Getting there

Getting there

Tuesday, March 22, 2011

My (p)Ride and Joy


People are often surprised when I tell them that I didn't have a driver's license until I was 33. Sometimes people are quite shocked as being able to drive is a fairly basic skill in North America, and adults who don't drive are pretty rare. In my own defense my parents never encouraged driving or driving lessons when I was a teenager. In my mother's case it was because she worried about my safety. In my father's case I suspect he worried about the safety of his car. I took Driver's Education in high school but found it anxiety-producing, so never did try for my license.

For most of my adult life I lived in major Canadian cities, where having a car was unnecessary or even an inconvenience. I took buses, subways, and streetcars to the places I wanted to go. Not having a license was actually a badge of honour in these places - I was an environmentalist by default! I married a man who could drive (and enjoyed doing so) and thus happily assumed the role of passenger. It wasn't until I was 33, pregnant, and living in a remote northern Ontario town that I realized that my inability to drive had become a liability. The town in which we resided was a 15-minute drive from another town that housed all the local services - doctors, dentists, grocery stores. I realized that when my daughter was born I would need to be able to drive her to appointments, and couldn't rely on my husband who, after all, had a job to go to support our family. So, with a deep breath, I signed up for Driver's Education.

My Driver's Education instructor was someone my husband knew from work. He did the Driver's Ed for the local high school kids, and he told me that he felt I should do the actual course. So, there I was - 33 and pregnant, in a classroom with 25 15-year old kids. At first the kids were baffled that I didn't have a license. They avoided me initially, but after they discovered that I knew the answers to all the quizzes they began to fight to sit next to me. We did the entire course together, wrote our exam for our learner's licenses together, and most of us even got our actual licenses on the same day. I was proud of them, oddly enough, and they seemed downright pleased for me. Thus began my driving career.

Driving to me was very much utilitarian. I drove the ubiquitous minivan, a hunter green Dodge Caravan. It was a tool, nothing more or less, and one that I never really enjoyed using. Eventually the Caravan was replaced by a silver Dodge Neon, but that car was also just utilitarian. I didn't enjoy driving - I just did it because I needed to get from point A to point B, usually with a toddler in tow.

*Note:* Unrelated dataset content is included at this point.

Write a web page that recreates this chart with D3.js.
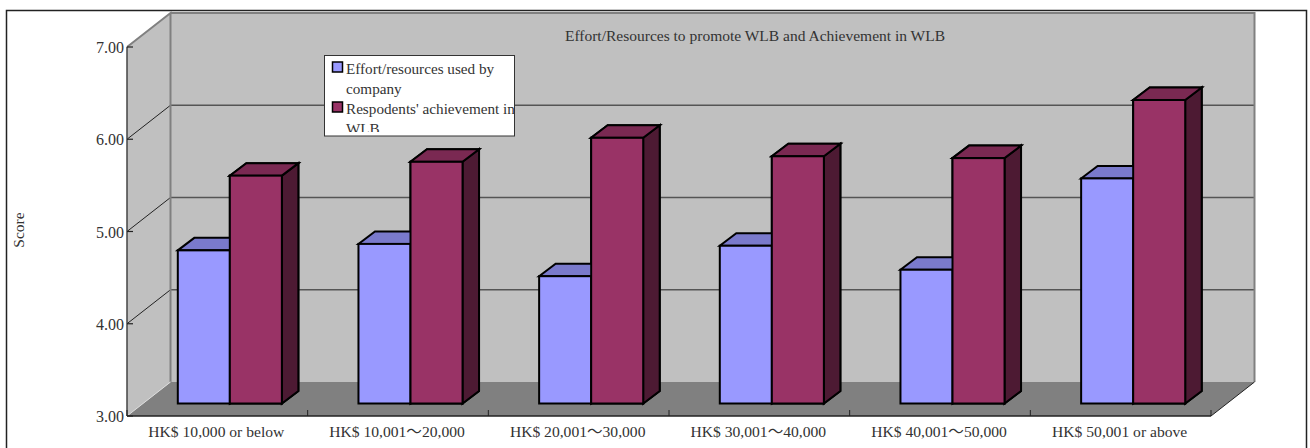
<!DOCTYPE html>
<html><head><meta charset="utf-8">
<script src="https://cdnjs.cloudflare.com/ajax/libs/d3/7.8.5/d3.min.js"></script>
<style>
html,body{margin:0;padding:0;background:#fff;overflow:hidden}
text{font-family:"Liberation Serif","Noto Sans CJK TC",serif;fill:#333}
</style></head><body><div id="c"></div>
<script>
const categories=["HK$ 10,000 or below","HK$ 10,001～20,000","HK$ 20,001～30,000","HK$ 30,001～40,000","HK$ 40,001～50,000","HK$ 50,001 or above"];
const effort=[4.66,4.73,4.38,4.71,4.45,5.44];
const achievement=[5.47,5.62,5.88,5.68,5.66,6.29];
const yTicks=[3,4,5,6,7];
const gridTicks=[4,5,6];
const seriesNames=["Effort/resources used by","company","Respodents' achievement in","WLB"];
const W=1310,H=448;
const svg=d3.select("#c").append("svg").attr("width",W).attr("height",H).style("display","block");
const x=d3.scaleBand().domain(categories).range([127,1211]);
const y=d3.scaleLinear().domain([3,7]).range([416,47]);
const depthX=43.5,depthY=-34;
const pts=a=>a.map(p=>p.join(",")).join(" ");
// frame
svg.append("path").attr("d",`M6.5,${H}V10.5H1306.5V${H}`).attr("fill","none").attr("stroke","#222").attr("stroke-width",1.5);
// walls
const xL=127,xR=1211,yB=y(3),yT=y(7);
svg.append("polygon").attr("points",pts([[xL,yB],[xL,yT],[xL+depthX,yT+depthY],[xL+depthX,yB+depthY]])).attr("fill","#c0c0c0");
svg.append("rect").attr("x",xL+depthX).attr("y",yT+depthY).attr("width",xR-xL).attr("height",yB-yT).attr("fill","#c0c0c0");
svg.append("polygon").attr("points",pts([[xL,yB],[xR,yB],[xR+depthX,yB+depthY],[xL+depthX,yB+depthY]])).attr("fill","#808080");
// gridlines
gridTicks.forEach(t=>{
  svg.append("line").attr("x1",xL).attr("y1",y(t)).attr("x2",xL+depthX).attr("y2",y(t)+depthY).attr("stroke","#222").attr("stroke-width",1);
  svg.append("line").attr("x1",xL+depthX).attr("y1",y(t)+depthY).attr("x2",xR+depthX).attr("y2",y(t)+depthY).attr("stroke","#555").attr("stroke-width",1.5);
});
// wall edges
svg.append("path").attr("d",`M${xL},${yT}L${xL+depthX},${yT+depthY}V${yB+depthY}M${xL+depthX},${yT+depthY}H${xR+depthX}V${yB+depthY}`).attr("fill","none").attr("stroke","#808080").attr("stroke-width",2);
svg.append("line").attr("x1",xR).attr("y1",yB).attr("x2",xR+depthX).attr("y2",yB+depthY).attr("stroke","#222");
svg.append("line").attr("x1",xL).attr("y1",yB).attr("x2",xL+depthX).attr("y2",yB+depthY).attr("stroke","#ddd");
// axes
const axY=svg.append("g");
axY.append("line").attr("x1",xL).attr("x2",xL).attr("y1",yT).attr("y2",yB).attr("stroke","#444").attr("stroke-width",1.5);
axY.selectAll("g").data(yTicks).join("g").each(function(t){
  const g=d3.select(this);
  g.append("line").attr("x1",xL).attr("x2",xL+6).attr("y1",y(t)).attr("y2",y(t)).attr("stroke","#222").attr("stroke-width",1.2);
  g.append("text").attr("x",xL-3).attr("y",y(t)+6).attr("text-anchor","end").attr("font-size",16).text(d3.format(".2f")(t));
});
svg.append("line").attr("x1",xL).attr("x2",xR).attr("y1",yB).attr("y2",yB).attr("stroke","#222").attr("stroke-width",1.5);
d3.range(categories.length+1).forEach(i=>{
  const px=xL+i*x.step();
  svg.append("line").attr("x1",px).attr("x2",px).attr("y1",yB-6).attr("y2",yB).attr("stroke","#222");
});
svg.selectAll("text.cat").data(categories).join("text").attr("class","cat")
  .attr("x",d=>x(d)+x.bandwidth()/2-1).attr("y",437).attr("text-anchor","middle").attr("font-size",15.6).text(d=>d);
// bars
const barW=x.step()*0.288, barDX=16.5, barDY=-12.5, barShift=-barW+x.step()/2+12.5;
const yBar=v=>y(v)+barDY;
function bar(px,v,c){
  const t=yBar(v),b=yBar(3);
  const g=svg.append("g").attr("stroke","#000").attr("stroke-width",2).attr("stroke-linejoin","miter");
  g.append("polygon").attr("points",pts([[px+barW,b],[px+barW,t],[px+barW+barDX,t+barDY],[px+barW+barDX,b+barDY]])).attr("fill",c[2]);
  g.append("polygon").attr("points",pts([[px,t],[px+barW,t],[px+barW+barDX,t+barDY],[px+barDX,t+barDY]])).attr("fill",c[1]);
  g.append("rect").attr("x",px).attr("y",t).attr("width",barW).attr("height",b-t).attr("fill",c[0]);
}
const col1=["#9999ff","#7a7acc","#4d4d80"],col2=["#993366","#7a2952","#4d1a33"];
categories.forEach((d,i)=>{
  const px=x(d)+barShift;
  bar(px+barW,achievement[i],col2);
  bar(px,effort[i],col1);
  bar(px+barW,achievement[i],col2);
});
// title
svg.append("text").attr("x",755).attr("y",41).attr("text-anchor","middle").attr("font-size",15.5).text("Effort/Resources to promote WLB and Achievement in WLB");
svg.append("text").attr("transform","translate(23.5,230) rotate(-90)").attr("text-anchor","middle").attr("font-size",15.5).text("Score");
// legend
const defs=svg.append("defs");
defs.append("clipPath").attr("id","lg").append("rect").attr("x",324).attr("y",55).attr("width",190).attr("height",77);
svg.append("rect").attr("x",324.5).attr("y",55.5).attr("width",190).attr("height",80.5).attr("fill","#fff").attr("stroke","#333").attr("stroke-width",1);
const lg=svg.append("g").attr("clip-path","url(#lg)");
lg.selectAll("text").data(seriesNames).join("text").attr("x",346).attr("y",(d,i)=>i===3?134:74+i*20).attr("font-size",15.2).text(d=>d);
[[col1[0],62],[col2[0],102]].forEach(s=>{
  svg.append("rect").attr("x",332.5).attr("y",s[1]).attr("width",10).attr("height",10).attr("fill",s[0]).attr("stroke","#000").attr("stroke-width",1.5);
});
</script></body></html>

In time the Neon was replaced by another Caravan, this time a red one, and I drove it for several years. It was definitely a shuttle vehicle - skating, swimming, appointments, school drop-offs and pick-ups. It's name should have been "The Bus". Driving it was like a visit to the dental hygienist - necessary, but hardly enjoyable.

A year ago, though, I went on a short vacation with my sisters. When I returned home I discovered that my husband had sold my van and purchased a Ford Escape to drive himself to work (until then he had driven a company truck). I was bewildered when he picked me up at the airport and led me to the Escape - what was I going to drive? And then he handed me the keys to his beloved hunter green BMW 328XI, a car he had customized and ordered two years before. In an act of great trust and generosity he was essentially giving me his baby to drive, a baby that until then had spent most days safely ensconced in our garage, coming out only for special occasions.

At first I was leery. I was terrified of scratching it, or worse, getting into an accident. It seemed so low to the ground, and so very fast compared to my clunky old van. I drove it cautiously at first, but slowly, ever so slowly, driving stopped being utilitarian. Driving became marvelling at how it handled on turns, and how I had to be uber-cautious not to speed as it was so easy to go far faster than I intended. Driving became being amused at how I could beat baby-faced, ball-cap-wearing, pick-up-truck-driving twenty-year-olds off the line at red lights. Driving became plugging in my iPod and listening to all my favourite tunes loudly. Driving became fun.

Over the last year I've come to love this car. I love it when people, usually men, ask how I enjoy driving it (although I glaze over a bit when they talk about the engine - I still don't care about that stuff!). I love how it shines when it just comes out of the car wash. I love how it makes me feel to get into it in the morning, and I love that driving it has awakened me to the joy of driving. A skill that had seemed utlitarian is now a skill that I delight in. Who knew what a difference a car could make?

My husband is a bit saddened that his beloved car is now driven mostly by me. I am encouraging him to think about customizing and buying another BMW for himself in the future. This car and I have bonded now, and I don't think I'd ever be able to give her up. I've never loved a car before, and never believed I could. I guess that cars are like men - you don't think you'll ever love one, until the right one comes along. How fortunate that I've found both the right man - and the right car.